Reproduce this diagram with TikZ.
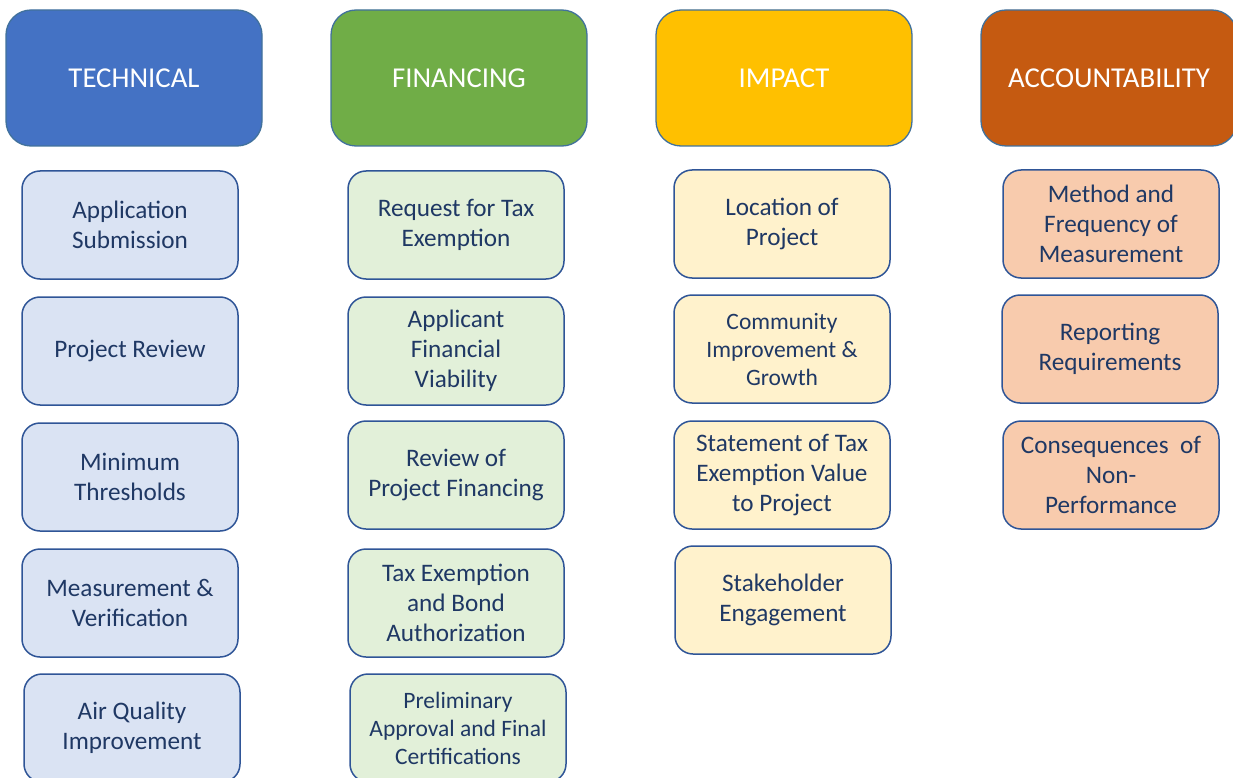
\documentclass[tikz,border=0pt]{standalone}
\usepackage{fontspec}
\setmainfont{Carlito}
\begin{document}
\definecolor{hdrline}{HTML}{41719C}
\definecolor{boxline}{HTML}{2F5597}
\definecolor{txtnavy}{HTML}{1F3864}
\definecolor{techfill}{HTML}{4472C4}
\definecolor{finfill}{HTML}{70AD47}
\definecolor{impfill}{HTML}{FFC000}
\definecolor{accfill}{HTML}{C55A11}
\definecolor{techlight}{HTML}{DAE3F3}
\definecolor{finlight}{HTML}{E2F0D9}
\definecolor{implight}{HTML}{FFF2CC}
\definecolor{acclight}{HTML}{F8CBAD}
\begin{tikzpicture}[x=1pt,y=-1pt,
  header/.style={draw=hdrline,line width=1.3pt,rounded corners=25pt,
    minimum width=256pt,minimum height=136pt,inner sep=0pt,
    text=white,font=\fontsize{28.8}{34}\selectfont},
  item/.style={draw=boxline,line width=1.5pt,rounded corners=18pt,
    minimum width=216pt,minimum height=108pt,inner sep=0pt,
    align=center,text=txtnavy,font=\fontsize{25.2}{30}\selectfont},
  smallitem/.style={item,font=\fontsize{23.5}{28}\selectfont}]
\useasboundingbox (0,0) rectangle (1233,778);
\clip (0,0) rectangle (1233,778);
% column headers
\node[header,fill=techfill] (hT) at (134,78) {TECHNICAL};
\node[header,fill=finfill]  (hF) at (459,78) {FINANCING};
\node[header,fill=impfill]  (hI) at (784,78) {IMPACT};
\node[header,fill=accfill]  (hA) at (1109,78) {ACCOUNTABILITY};
% technical
\node[item,fill=techlight] (t1) at (130,225) {Application\\Submission};
\node[item,fill=techlight] (t2) at (130,351) {Project Review};
\node[item,fill=techlight] (t3) at (130,477) {Minimum\\Thresholds};
\node[item,fill=techlight] (t4) at (130,603) {Measurement \&\\Verification};
\node[item,fill=techlight] (t5) at (132,728) {Air Quality\\Improvement};
% financing
\node[item,fill=finlight] (f1) at (456,225) {Request for Tax\\Exemption};
\node[item,fill=finlight] (f2) at (456,351) {Applicant\\Financial\\Viability};
\node[item,fill=finlight] (f3) at (456,475) {Review of\\Project Financing};
\node[item,fill=finlight] (f4) at (456,603) {Tax Exemption\\and Bond\\Authorization};
\node[smallitem,fill=finlight] (f5) at (458,728) {Preliminary\\Approval and Final\\Certifications};
% impact
\node[item,fill=implight] (i1) at (782,224) {Location of\\Project};
\node[smallitem,fill=implight] (i2) at (782,349) {Community\\Improvement \&\\Growth};
\node[item,fill=implight] (i3) at (782,475) {Statement of Tax\\Exemption Value\\to Project};
\node[item,fill=implight] (i4) at (783,600) {Stakeholder\\Engagement};
% accountability
\node[item,fill=acclight] (a1) at (1111,224) {Method and\\Frequency of\\Measurement};
\node[item,fill=acclight] (a2) at (1110,349) {Reporting\\Requirements};
\node[item,fill=acclight] (a3) at (1111,475) {Consequences\ \ of\\Non-\\Performance};
\end{tikzpicture}
\end{document}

:::

What is needed:
Go through the material above and print all of it exactly, except the pictures.

Task output:
Reproduce this diagram with TikZ.
\documentclass[tikz,border=0pt]{standalone}
\usepackage{fontspec}
\setmainfont{Carlito}
\begin{document}
\definecolor{hdrline}{HTML}{41719C}
\definecolor{boxline}{HTML}{2F5597}
\definecolor{txtnavy}{HTML}{1F3864}
\definecolor{techfill}{HTML}{4472C4}
\definecolor{finfill}{HTML}{70AD47}
\definecolor{impfill}{HTML}{FFC000}
\definecolor{accfill}{HTML}{C55A11}
\definecolor{techlight}{HTML}{DAE3F3}
\definecolor{finlight}{HTML}{E2F0D9}
\definecolor{implight}{HTML}{FFF2CC}
\definecolor{acclight}{HTML}{F8CBAD}
\begin{tikzpicture}[x=1pt,y=-1pt,
  header/.style={draw=hdrline,line width=1.3pt,rounded corners=25pt,
    minimum width=256pt,minimum height=136pt,inner sep=0pt,
    text=white,font=\fontsize{28.8}{34}\selectfont},
  item/.style={draw=boxline,line width=1.5pt,rounded corners=18pt,
    minimum width=216pt,minimum height=108pt,inner sep=0pt,
    align=center,text=txtnavy,font=\fontsize{25.2}{30}\selectfont},
  smallitem/.style={item,font=\fontsize{23.5}{28}\selectfont}]
\useasboundingbox (0,0) rectangle (1233,778);
\clip (0,0) rectangle (1233,778);
% column headers
\node[header,fill=techfill] (hT) at (134,78) {TECHNICAL};
\node[header,fill=finfill]  (hF) at (459,78) {FINANCING};
\node[header,fill=impfill]  (hI) at (784,78) {IMPACT};
\node[header,fill=accfill]  (hA) at (1109,78) {ACCOUNTABILITY};
% technical
\node[item,fill=techlight] (t1) at (130,225) {Application\\Submission};
\node[item,fill=techlight] (t2) at (130,351) {Project Review};
\node[item,fill=techlight] (t3) at (130,477) {Minimum\\Thresholds};
\node[item,fill=techlight] (t4) at (130,603) {Measurement \&\\Verification};
\node[item,fill=techlight] (t5) at (132,728) {Air Quality\\Improvement};
% financing
\node[item,fill=finlight] (f1) at (456,225) {Request for Tax\\Exemption};
\node[item,fill=finlight] (f2) at (456,351) {Applicant\\Financial\\Viability};
\node[item,fill=finlight] (f3) at (456,475) {Review of\\Project Financing};
\node[item,fill=finlight] (f4) at (456,603) {Tax Exemption\\and Bond\\Authorization};
\node[smallitem,fill=finlight] (f5) at (458,728) {Preliminary\\Approval and Final\\Certifications};
% impact
\node[item,fill=implight] (i1) at (782,224) {Location of\\Project};
\node[smallitem,fill=implight] (i2) at (782,349) {Community\\Improvement \&\\Growth};
\node[item,fill=implight] (i3) at (782,475) {Statement of Tax\\Exemption Value\\to Project};
\node[item,fill=implight] (i4) at (783,600) {Stakeholder\\Engagement};
% accountability
\node[item,fill=acclight] (a1) at (1111,224) {Method and\\Frequency of\\Measurement};
\node[item,fill=acclight] (a2) at (1110,349) {Reporting\\Requirements};
\node[item,fill=acclight] (a3) at (1111,475) {Consequences\ \ of\\Non-\\Performance};
\end{tikzpicture}
\end{document}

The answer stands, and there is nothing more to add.